[start Excerpted records]

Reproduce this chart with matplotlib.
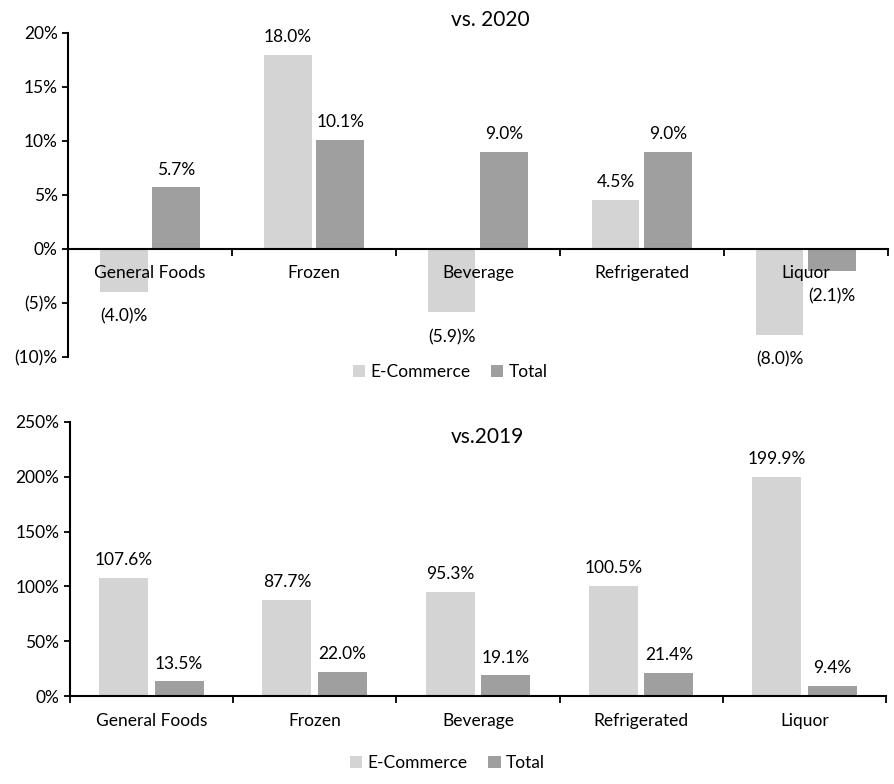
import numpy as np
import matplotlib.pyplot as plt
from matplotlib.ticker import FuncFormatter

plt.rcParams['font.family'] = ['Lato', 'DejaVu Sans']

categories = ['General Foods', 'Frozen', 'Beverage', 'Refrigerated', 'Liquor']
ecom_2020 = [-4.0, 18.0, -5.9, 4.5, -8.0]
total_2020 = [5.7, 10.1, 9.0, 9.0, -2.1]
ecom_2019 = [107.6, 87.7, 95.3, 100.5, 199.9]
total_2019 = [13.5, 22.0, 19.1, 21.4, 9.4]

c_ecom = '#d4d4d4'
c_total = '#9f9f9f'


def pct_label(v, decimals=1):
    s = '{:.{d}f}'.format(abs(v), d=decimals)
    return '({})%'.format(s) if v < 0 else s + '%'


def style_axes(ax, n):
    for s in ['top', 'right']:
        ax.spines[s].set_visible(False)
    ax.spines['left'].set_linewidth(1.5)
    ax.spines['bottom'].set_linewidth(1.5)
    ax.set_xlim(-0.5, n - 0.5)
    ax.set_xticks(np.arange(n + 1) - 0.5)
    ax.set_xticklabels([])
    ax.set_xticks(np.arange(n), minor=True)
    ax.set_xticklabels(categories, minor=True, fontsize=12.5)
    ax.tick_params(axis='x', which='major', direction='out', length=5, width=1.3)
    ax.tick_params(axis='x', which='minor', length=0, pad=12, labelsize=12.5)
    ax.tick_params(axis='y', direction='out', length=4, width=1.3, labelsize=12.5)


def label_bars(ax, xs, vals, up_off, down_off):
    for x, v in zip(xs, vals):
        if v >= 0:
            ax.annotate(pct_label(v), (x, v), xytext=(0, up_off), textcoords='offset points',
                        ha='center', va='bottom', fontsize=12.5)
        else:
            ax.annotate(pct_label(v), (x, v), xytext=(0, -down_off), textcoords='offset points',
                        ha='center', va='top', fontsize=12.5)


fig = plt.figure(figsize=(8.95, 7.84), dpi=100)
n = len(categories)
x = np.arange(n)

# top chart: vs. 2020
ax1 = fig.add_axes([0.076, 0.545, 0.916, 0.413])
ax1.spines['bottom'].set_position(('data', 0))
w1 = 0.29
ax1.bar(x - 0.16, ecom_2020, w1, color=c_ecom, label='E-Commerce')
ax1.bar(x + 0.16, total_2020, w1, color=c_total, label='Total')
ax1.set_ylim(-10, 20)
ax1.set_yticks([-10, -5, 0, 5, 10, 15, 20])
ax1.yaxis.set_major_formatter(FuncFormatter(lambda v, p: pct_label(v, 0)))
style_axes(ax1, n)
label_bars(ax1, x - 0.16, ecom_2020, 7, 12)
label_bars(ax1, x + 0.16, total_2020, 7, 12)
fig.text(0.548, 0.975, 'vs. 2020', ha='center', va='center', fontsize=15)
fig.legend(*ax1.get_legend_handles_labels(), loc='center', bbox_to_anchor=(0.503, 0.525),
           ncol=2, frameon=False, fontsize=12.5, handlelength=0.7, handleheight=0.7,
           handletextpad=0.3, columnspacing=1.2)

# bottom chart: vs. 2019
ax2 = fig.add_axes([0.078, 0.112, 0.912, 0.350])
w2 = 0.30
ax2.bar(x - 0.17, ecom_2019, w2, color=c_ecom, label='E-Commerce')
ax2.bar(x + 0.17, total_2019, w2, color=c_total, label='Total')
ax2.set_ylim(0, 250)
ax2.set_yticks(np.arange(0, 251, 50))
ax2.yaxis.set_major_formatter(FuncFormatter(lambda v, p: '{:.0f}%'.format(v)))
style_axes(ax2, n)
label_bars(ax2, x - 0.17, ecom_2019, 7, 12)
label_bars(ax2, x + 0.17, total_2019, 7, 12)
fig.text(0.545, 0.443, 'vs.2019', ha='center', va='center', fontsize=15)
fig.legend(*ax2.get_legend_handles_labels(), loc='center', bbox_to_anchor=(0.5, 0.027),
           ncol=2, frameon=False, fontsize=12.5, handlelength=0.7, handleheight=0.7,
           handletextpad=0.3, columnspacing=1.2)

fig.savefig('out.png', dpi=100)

[end Excerpted records]
[start Excerpted records]

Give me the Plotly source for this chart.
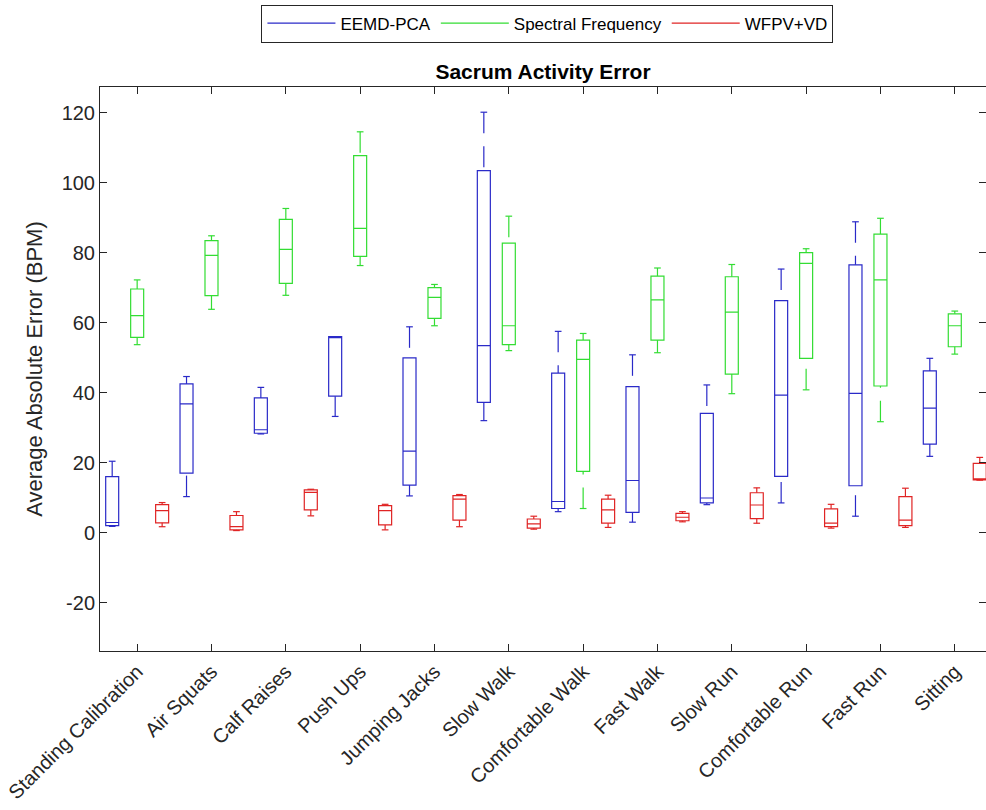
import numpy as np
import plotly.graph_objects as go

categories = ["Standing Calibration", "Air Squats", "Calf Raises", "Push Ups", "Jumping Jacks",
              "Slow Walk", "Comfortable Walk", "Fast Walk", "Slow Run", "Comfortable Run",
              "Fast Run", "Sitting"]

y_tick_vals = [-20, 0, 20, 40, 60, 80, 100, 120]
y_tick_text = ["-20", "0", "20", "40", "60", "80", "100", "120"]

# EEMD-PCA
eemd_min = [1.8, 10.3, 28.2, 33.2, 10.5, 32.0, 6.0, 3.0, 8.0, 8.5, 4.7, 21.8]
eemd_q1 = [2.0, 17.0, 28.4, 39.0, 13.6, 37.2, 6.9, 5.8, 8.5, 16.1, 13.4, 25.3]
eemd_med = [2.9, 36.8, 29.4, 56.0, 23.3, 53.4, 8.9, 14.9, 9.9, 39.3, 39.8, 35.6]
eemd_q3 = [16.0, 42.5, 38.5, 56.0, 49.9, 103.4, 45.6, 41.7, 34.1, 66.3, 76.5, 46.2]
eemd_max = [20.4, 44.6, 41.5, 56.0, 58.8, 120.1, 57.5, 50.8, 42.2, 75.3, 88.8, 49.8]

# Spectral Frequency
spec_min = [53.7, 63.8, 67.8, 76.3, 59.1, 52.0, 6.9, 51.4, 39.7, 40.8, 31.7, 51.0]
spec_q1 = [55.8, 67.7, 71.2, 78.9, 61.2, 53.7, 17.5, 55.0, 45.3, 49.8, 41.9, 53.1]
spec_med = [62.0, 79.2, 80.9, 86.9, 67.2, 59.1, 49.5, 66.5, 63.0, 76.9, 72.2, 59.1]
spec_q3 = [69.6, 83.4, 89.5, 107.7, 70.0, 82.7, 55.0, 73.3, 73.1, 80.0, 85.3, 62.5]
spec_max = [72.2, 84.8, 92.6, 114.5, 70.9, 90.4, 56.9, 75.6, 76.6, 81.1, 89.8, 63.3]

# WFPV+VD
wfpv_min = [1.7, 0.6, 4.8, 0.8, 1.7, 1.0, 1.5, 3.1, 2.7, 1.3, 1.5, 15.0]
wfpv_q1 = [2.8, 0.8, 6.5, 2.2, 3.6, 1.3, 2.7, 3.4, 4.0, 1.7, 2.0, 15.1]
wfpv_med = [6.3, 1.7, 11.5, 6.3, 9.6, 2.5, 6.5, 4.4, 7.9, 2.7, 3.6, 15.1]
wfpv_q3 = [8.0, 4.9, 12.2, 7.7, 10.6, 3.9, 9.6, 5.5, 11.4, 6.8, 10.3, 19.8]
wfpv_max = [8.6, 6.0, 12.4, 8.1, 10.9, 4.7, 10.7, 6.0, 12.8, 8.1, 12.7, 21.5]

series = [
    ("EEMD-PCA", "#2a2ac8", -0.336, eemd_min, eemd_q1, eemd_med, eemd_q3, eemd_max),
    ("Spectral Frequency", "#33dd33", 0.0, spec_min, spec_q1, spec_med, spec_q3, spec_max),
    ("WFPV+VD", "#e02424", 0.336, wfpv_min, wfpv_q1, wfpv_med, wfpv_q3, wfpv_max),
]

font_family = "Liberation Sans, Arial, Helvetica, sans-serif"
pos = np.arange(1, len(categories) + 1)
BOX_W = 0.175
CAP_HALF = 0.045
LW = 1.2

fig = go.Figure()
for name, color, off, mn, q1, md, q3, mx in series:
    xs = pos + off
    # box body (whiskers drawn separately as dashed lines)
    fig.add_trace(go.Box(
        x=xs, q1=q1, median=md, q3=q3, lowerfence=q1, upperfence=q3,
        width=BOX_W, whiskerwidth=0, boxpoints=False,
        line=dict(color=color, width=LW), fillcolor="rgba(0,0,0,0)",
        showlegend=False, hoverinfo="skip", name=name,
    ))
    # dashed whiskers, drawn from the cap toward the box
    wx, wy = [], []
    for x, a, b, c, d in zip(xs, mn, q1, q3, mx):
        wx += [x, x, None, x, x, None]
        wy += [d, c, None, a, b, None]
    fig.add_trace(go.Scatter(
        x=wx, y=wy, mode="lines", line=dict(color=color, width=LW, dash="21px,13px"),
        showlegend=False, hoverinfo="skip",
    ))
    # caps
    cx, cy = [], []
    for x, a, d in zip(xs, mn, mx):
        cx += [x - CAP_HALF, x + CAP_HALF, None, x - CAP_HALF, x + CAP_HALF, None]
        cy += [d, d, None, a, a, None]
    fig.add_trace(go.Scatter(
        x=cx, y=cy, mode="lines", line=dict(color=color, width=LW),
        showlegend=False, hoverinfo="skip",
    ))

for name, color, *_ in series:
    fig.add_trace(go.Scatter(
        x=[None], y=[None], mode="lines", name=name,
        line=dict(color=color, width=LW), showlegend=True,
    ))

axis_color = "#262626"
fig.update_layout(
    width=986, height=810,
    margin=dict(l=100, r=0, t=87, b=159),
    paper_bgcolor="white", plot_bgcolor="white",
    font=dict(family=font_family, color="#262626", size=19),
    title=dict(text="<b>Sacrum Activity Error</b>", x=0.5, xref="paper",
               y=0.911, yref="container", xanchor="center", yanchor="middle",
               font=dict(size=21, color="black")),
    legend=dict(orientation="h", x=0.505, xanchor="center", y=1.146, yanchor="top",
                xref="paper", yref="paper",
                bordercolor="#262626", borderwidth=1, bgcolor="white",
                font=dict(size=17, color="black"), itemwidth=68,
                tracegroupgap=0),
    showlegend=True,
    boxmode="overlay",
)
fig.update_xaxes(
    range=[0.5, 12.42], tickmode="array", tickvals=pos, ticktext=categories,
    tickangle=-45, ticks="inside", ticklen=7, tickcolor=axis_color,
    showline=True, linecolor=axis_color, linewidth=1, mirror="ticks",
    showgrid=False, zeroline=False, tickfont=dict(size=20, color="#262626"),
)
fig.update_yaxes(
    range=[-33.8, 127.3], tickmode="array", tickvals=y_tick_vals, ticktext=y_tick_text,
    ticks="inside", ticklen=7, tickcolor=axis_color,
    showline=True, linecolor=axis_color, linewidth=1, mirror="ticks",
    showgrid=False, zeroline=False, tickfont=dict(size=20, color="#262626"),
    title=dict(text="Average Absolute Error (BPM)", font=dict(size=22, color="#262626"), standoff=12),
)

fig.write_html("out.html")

[end Excerpted records]
[start Excerpted records]

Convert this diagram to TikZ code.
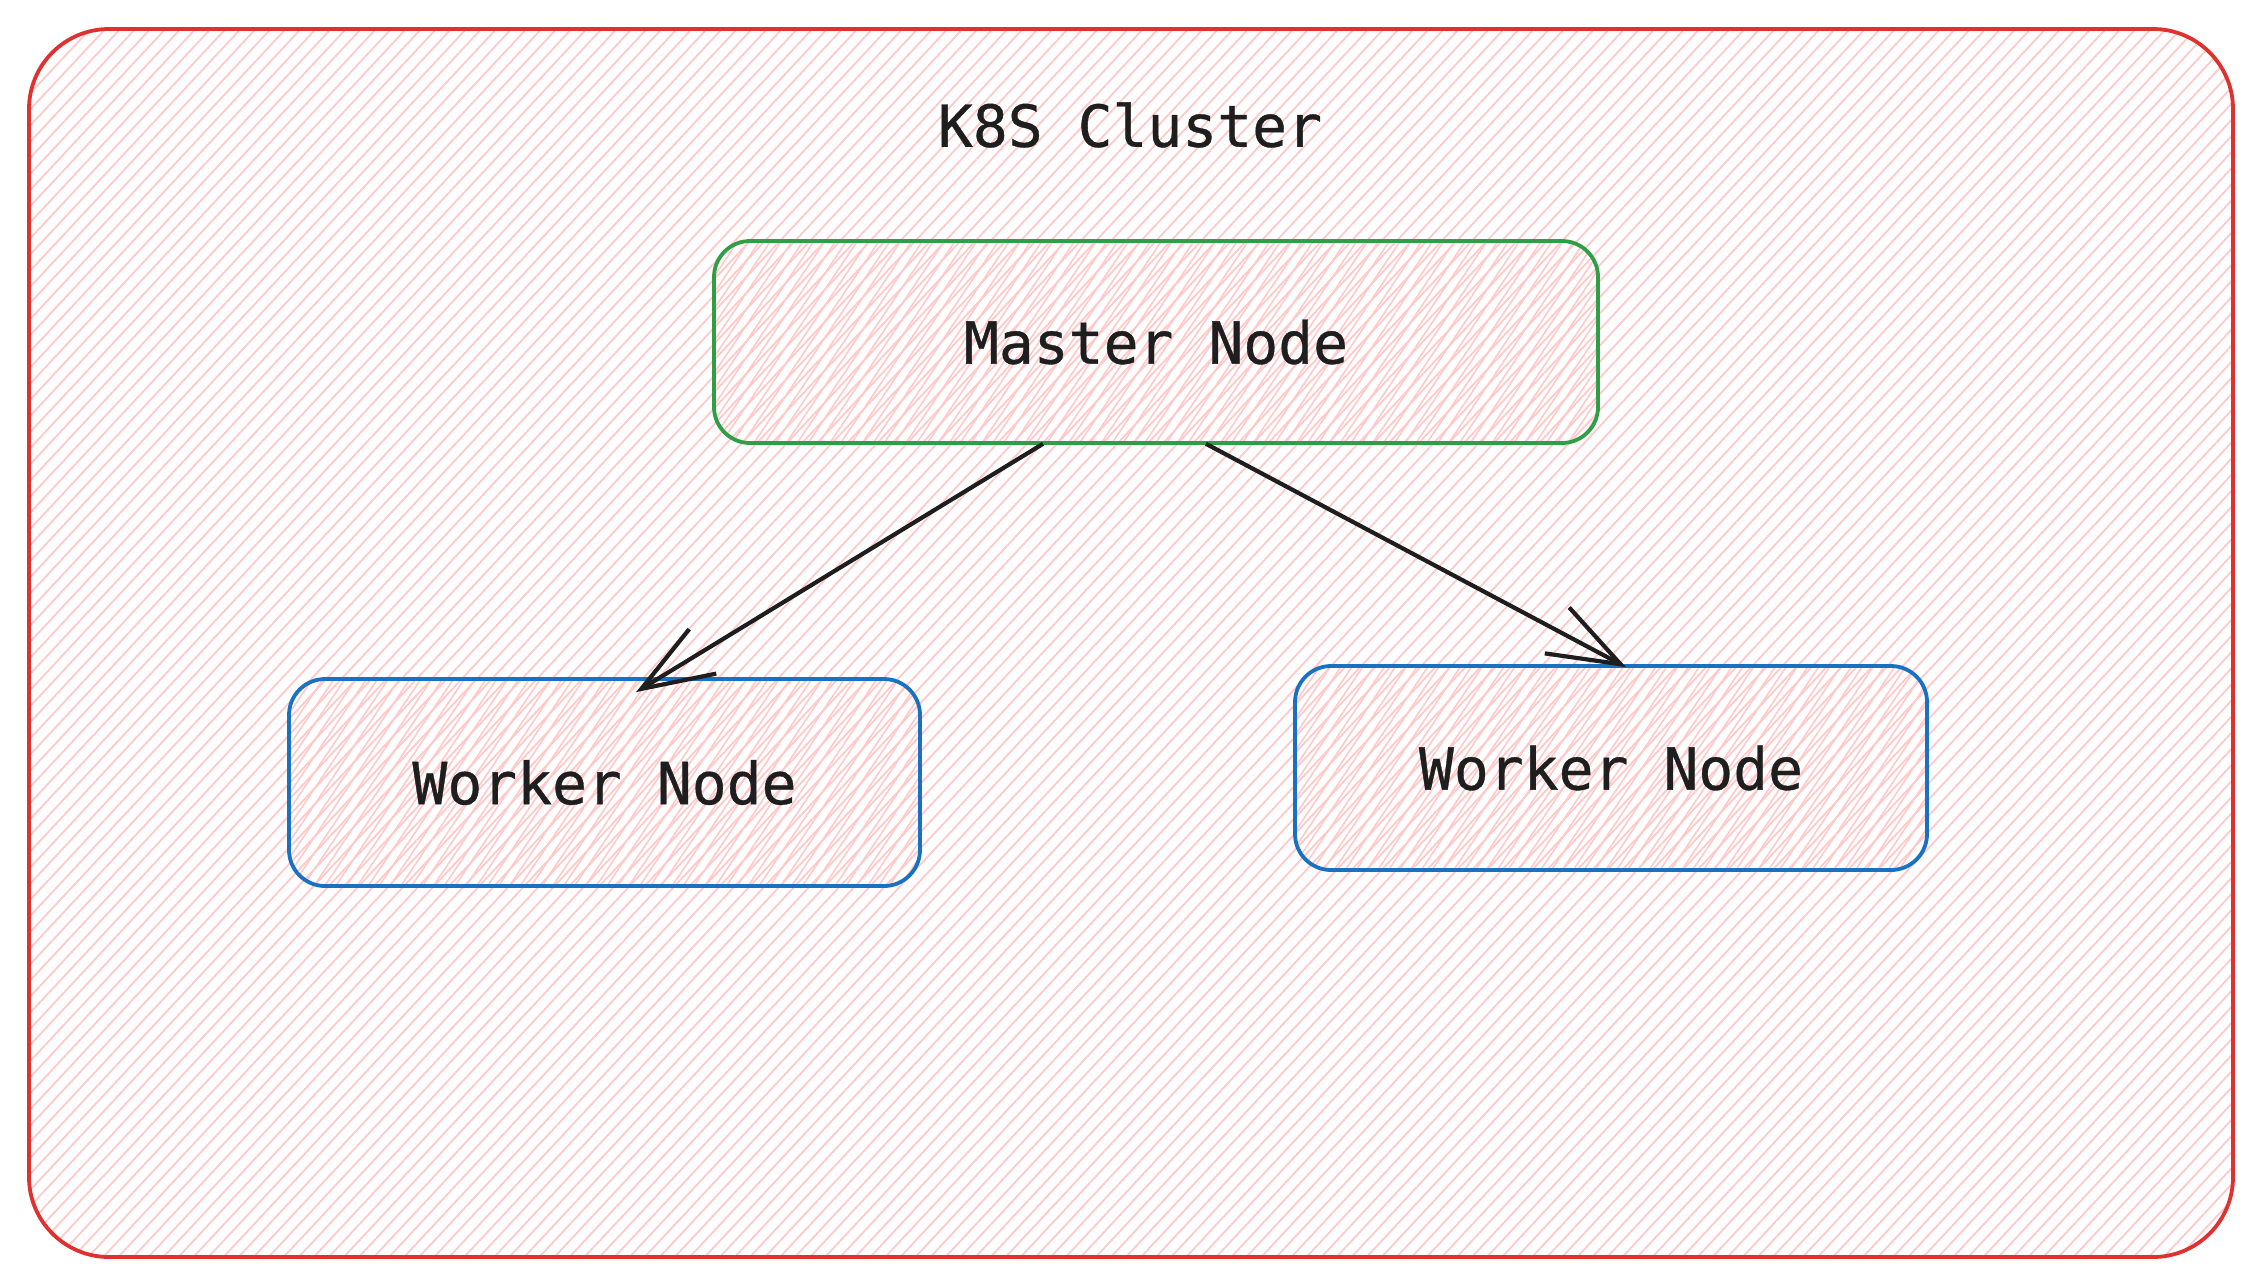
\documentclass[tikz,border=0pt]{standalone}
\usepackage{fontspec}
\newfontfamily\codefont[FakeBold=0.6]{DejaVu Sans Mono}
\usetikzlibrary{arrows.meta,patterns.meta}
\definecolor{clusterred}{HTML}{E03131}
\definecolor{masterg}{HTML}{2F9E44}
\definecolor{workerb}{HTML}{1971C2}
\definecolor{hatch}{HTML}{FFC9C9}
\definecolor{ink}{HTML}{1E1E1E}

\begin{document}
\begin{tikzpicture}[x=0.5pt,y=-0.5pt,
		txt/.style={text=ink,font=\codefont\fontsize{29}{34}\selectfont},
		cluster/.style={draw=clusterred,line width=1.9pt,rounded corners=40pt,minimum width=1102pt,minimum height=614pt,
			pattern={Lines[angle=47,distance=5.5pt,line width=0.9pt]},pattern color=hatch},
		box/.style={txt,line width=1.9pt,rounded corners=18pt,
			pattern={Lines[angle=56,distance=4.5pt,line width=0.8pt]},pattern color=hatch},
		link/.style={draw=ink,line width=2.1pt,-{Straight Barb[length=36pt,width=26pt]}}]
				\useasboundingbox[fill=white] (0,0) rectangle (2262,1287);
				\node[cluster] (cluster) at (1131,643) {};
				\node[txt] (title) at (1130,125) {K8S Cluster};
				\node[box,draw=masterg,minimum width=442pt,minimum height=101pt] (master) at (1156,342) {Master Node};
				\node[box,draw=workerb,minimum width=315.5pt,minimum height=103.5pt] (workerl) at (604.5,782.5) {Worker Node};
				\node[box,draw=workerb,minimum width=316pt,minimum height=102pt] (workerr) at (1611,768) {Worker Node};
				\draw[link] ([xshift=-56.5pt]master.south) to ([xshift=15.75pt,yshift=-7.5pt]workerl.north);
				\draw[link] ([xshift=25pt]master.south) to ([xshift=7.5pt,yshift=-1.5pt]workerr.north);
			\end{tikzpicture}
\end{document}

[end Excerpted records]

*Your goal*
Reproduce every line of the listing above in which the string "matplotlib" appears.

*Finished exercise*
Reproduce this chart with matplotlib.
import matplotlib.pyplot as plt
from matplotlib.ticker import FuncFormatter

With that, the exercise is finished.